UAB study shows greater increase in depression and anxiety in minorities during the pandemic

UAB study shows greater increase in depression and anxiety in minorities during the pandemic
While the mental health of many Americans worsened during the pandemic, a recent UAB study found the increase in depression and anxiety symptoms was greatest within Black, Hispanic and Asian communities. (UAB)

In 2020, the United States saw increases in hospitalizations and unemployment rates due to COVID-19. With the unknowns of the pandemic lingering, there was an increase in the number of Americans who experienced depression or anxiety. Researchers from the University of Alabama at Birmingham show these rates were the most prevalent in the Black, Hispanic and Asian communities.

Myles Moody (UAB)

Results from the study show that in the first year of the pandemic, April 2020-April 2021, the prevalence of people with depression or anxiety symptoms in America increased substantially – from about 11% in 2019 to close to 40%.

Mieke Beth Thomeer, associate professor in the College of Arts and Sciences’ Department of Sociology, and Myles Moody, assistant professor in the Department of Sociology, found in their study, “Racial and Ethnic Disparities in Mental Health and Mental Health Care During The COVID-19 Pandemic,” that the increase was steeper for Black, Hispanic and Asian Americans.

“Comparing 2019 to April-May 2020, probabilities of depression and anxiety were 218% larger for white people, 280% larger for Black people, 344% larger for Hispanic people and 560% larger for Asian American people,” Thomeer said. “What this means is that, in the early months of the pandemic, Black and Hispanic people had worse mental health outcomes compared to white people.”

Thomeer said there was significance to the timing of spikes in mental health issues for the Black and Asian American participants.

“We found that Black people in the study were the only racial/ethnic group to experience a larger probability of depression or anxiety in the May 28 to June 2, 2020, time period – around the time of the murder of George Floyd,” she said.

Researchers also found that Asian Americans in the study were the only racial/ethnic group to experience the larger probability in the March 17-29, 2021, period, around the time of the murder of six Asian American women in Atlanta.

Mieke Beth Thomeer (UAB)

In addition to the increases, study results showed that even though these groups experienced the greatest increase in mental health struggles, they demonstrated higher levels of unmet mental health care needs during the pandemic, compared to white participants.

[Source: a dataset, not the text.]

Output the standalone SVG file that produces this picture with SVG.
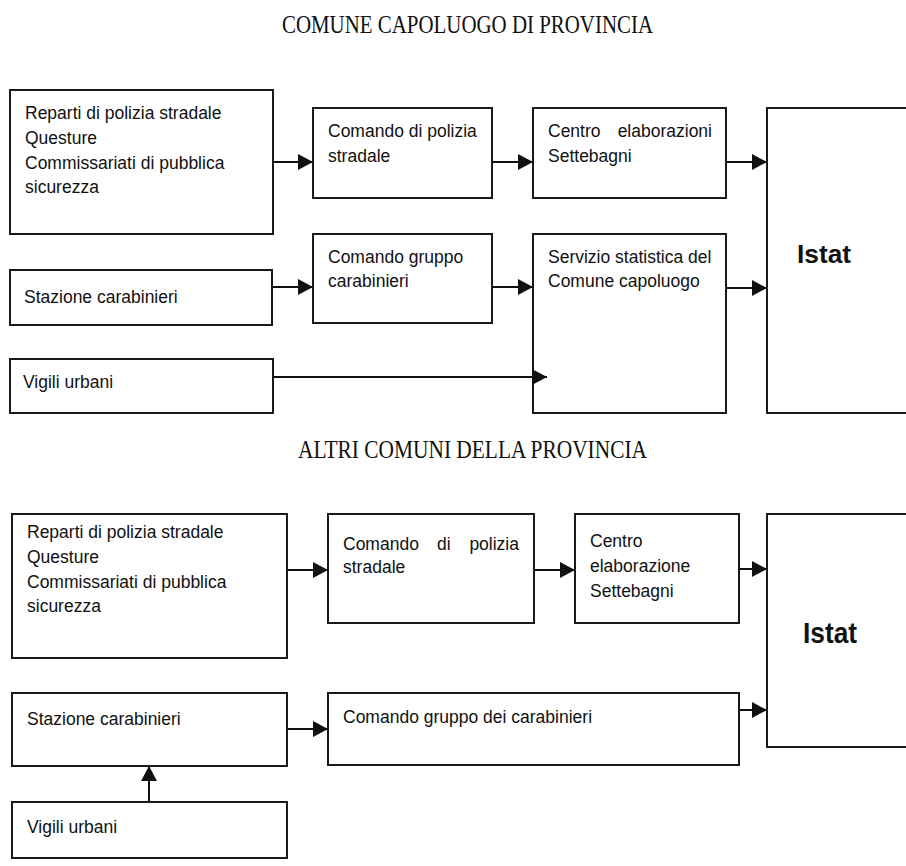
<svg xmlns="http://www.w3.org/2000/svg" width="906" height="866" viewBox="0 0 906 866">
<style>
.box{fill:#fff;stroke:#1a1a1a;stroke-width:2}
.t{font-family:"Liberation Sans",Arial,sans-serif;font-size:17.5px;fill:#111}
.b{font-family:"Liberation Sans",Arial,sans-serif;font-weight:bold;fill:#111}
.title{font-family:"Liberation Serif","Times New Roman",serif;font-size:26px;fill:#111}
.c{fill:none;stroke:#111;stroke-width:2}
</style>
<defs>
<marker id="ah" markerUnits="userSpaceOnUse" markerWidth="16" markerHeight="18" refX="15" refY="8" orient="auto">
<path d="M0,0 L15,8 L0,16 z" fill="#111"/>
</marker>
</defs>
<rect width="906" height="866" fill="#fff"/>
<text class="title" x="282" y="33" textLength="371" lengthAdjust="spacingAndGlyphs">COMUNE CAPOLUOGO DI PROVINCIA</text>
<text class="title" x="298" y="458" textLength="349" lengthAdjust="spacingAndGlyphs">ALTRI COMUNI DELLA PROVINCIA</text>

<g id="t-reparti">
<rect class="box" x="10" y="90" width="263" height="144"/>
<text class="t" x="25" y="119">Reparti di polizia stradale</text>
<text class="t" x="25" y="144">Questure</text>
<text class="t" x="25" y="169">Commissariati di pubblica</text>
<text class="t" x="25" y="193">sicurezza</text>
</g>
<g id="t-comando-polizia">
<rect class="box" x="313" y="108" width="179" height="90"/>
<text class="t" x="328" y="137">Comando di polizia</text>
<text class="t" x="328" y="162">stradale</text>
</g>
<g id="t-centro">
<rect class="box" x="533" y="108" width="193" height="90"/>
<text class="t" x="548" y="137">Centro</text>
<text class="t" x="712" y="137" text-anchor="end">elaborazioni</text>
<text class="t" x="548" y="162">Settebagni</text>
</g>
<g id="t-istat">
<rect class="box" x="767" y="108" width="150" height="305"/>
<text class="b" x="797" y="263" font-size="26" textLength="54" lengthAdjust="spacingAndGlyphs">Istat</text>
</g>
<g id="t-stazione">
<rect class="box" x="10" y="270" width="262" height="55"/>
<text class="t" x="24" y="303">Stazione carabinieri</text>
</g>
<g id="t-comando-gruppo">
<rect class="box" x="313" y="234" width="179" height="89"/>
<text class="t" x="328" y="263">Comando gruppo</text>
<text class="t" x="328" y="287">carabinieri</text>
</g>
<g id="t-servizio">
<rect class="box" x="533" y="234" width="193" height="179"/>
<text class="t" x="548" y="263">Servizio statistica del</text>
<text class="t" x="548" y="287">Comune capoluogo</text>
</g>
<g id="t-vigili">
<rect class="box" x="10" y="359" width="263" height="54"/>
<text class="t" x="23" y="388">Vigili urbani</text>
</g>

<g id="b-reparti">
<rect class="box" x="12" y="514" width="275" height="144"/>
<text class="t" x="27" y="538">Reparti di polizia stradale</text>
<text class="t" x="27" y="563">Questure</text>
<text class="t" x="27" y="588">Commissariati di pubblica</text>
<text class="t" x="27" y="612">sicurezza</text>
</g>
<g id="b-comando-polizia">
<rect class="box" x="328" y="514" width="206" height="109"/>
<text class="t" x="343" y="550">Comando</text>
<text class="t" x="437" y="550">di</text>
<text class="t" x="519" y="550" text-anchor="end">polizia</text>
<text class="t" x="343" y="573">stradale</text>
</g>
<g id="b-centro">
<rect class="box" x="575" y="514" width="164" height="109"/>
<text class="t" x="590" y="547">Centro</text>
<text class="t" x="590" y="572">elaborazione</text>
<text class="t" x="590" y="597">Settebagni</text>
</g>
<g id="b-istat">
<rect class="box" x="767" y="514" width="150" height="233"/>
<text class="b" x="803" y="643" font-size="30" textLength="54" lengthAdjust="spacingAndGlyphs">Istat</text>
</g>
<g id="b-stazione">
<rect class="box" x="12" y="693" width="275" height="73"/>
<text class="t" x="27" y="725">Stazione carabinieri</text>
</g>
<g id="b-comando-gruppo">
<rect class="box" x="328" y="693" width="411" height="72"/>
<text class="t" x="343" y="723">Comando gruppo dei carabinieri</text>
</g>
<g id="b-vigili">
<rect class="box" x="12" y="802" width="275" height="56"/>
<text class="t" x="27" y="833">Vigili urbani</text>
</g>

<g id="connectors">
<line class="c" x1="273" y1="162" x2="313" y2="162" marker-end="url(#ah)"/>
<line class="c" x1="492" y1="162" x2="533" y2="162" marker-end="url(#ah)"/>
<line class="c" x1="726" y1="162" x2="767" y2="162" marker-end="url(#ah)"/>
<line class="c" x1="272" y1="287" x2="313" y2="287" marker-end="url(#ah)"/>
<line class="c" x1="492" y1="287" x2="533" y2="287" marker-end="url(#ah)"/>
<line class="c" x1="726" y1="288" x2="767" y2="288" marker-end="url(#ah)"/>
<line class="c" x1="273" y1="377" x2="547" y2="377" marker-end="url(#ah)"/>
<line class="c" x1="287" y1="570" x2="328" y2="570" marker-end="url(#ah)"/>
<line class="c" x1="534" y1="570" x2="575" y2="570" marker-end="url(#ah)"/>
<line class="c" x1="739" y1="569" x2="767" y2="569" marker-end="url(#ah)"/>
<line class="c" x1="739" y1="710" x2="767" y2="710" marker-end="url(#ah)"/>
<line class="c" x1="287" y1="729" x2="328" y2="729" marker-end="url(#ah)"/>
<line class="c" x1="149" y1="802" x2="149" y2="766" marker-end="url(#ah)"/>
</g>
</svg>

“The COVID-19 pandemic produced and continues to generate devastating consequences globally, including decreases in economic stability, increases in loneliness and social isolation, and deaths of loved ones,” Thomeer said. “It’s important to recognize that these consequences were experienced unevenly, and were especially pronounced for racially and ethnically minoritized people.”

Thomeer hopes the study’s findings can be used to increase awareness of the mental health burden due to the pandemic and improve the affordability and accessibility of services to combat the long-term mental health crisis in the United States.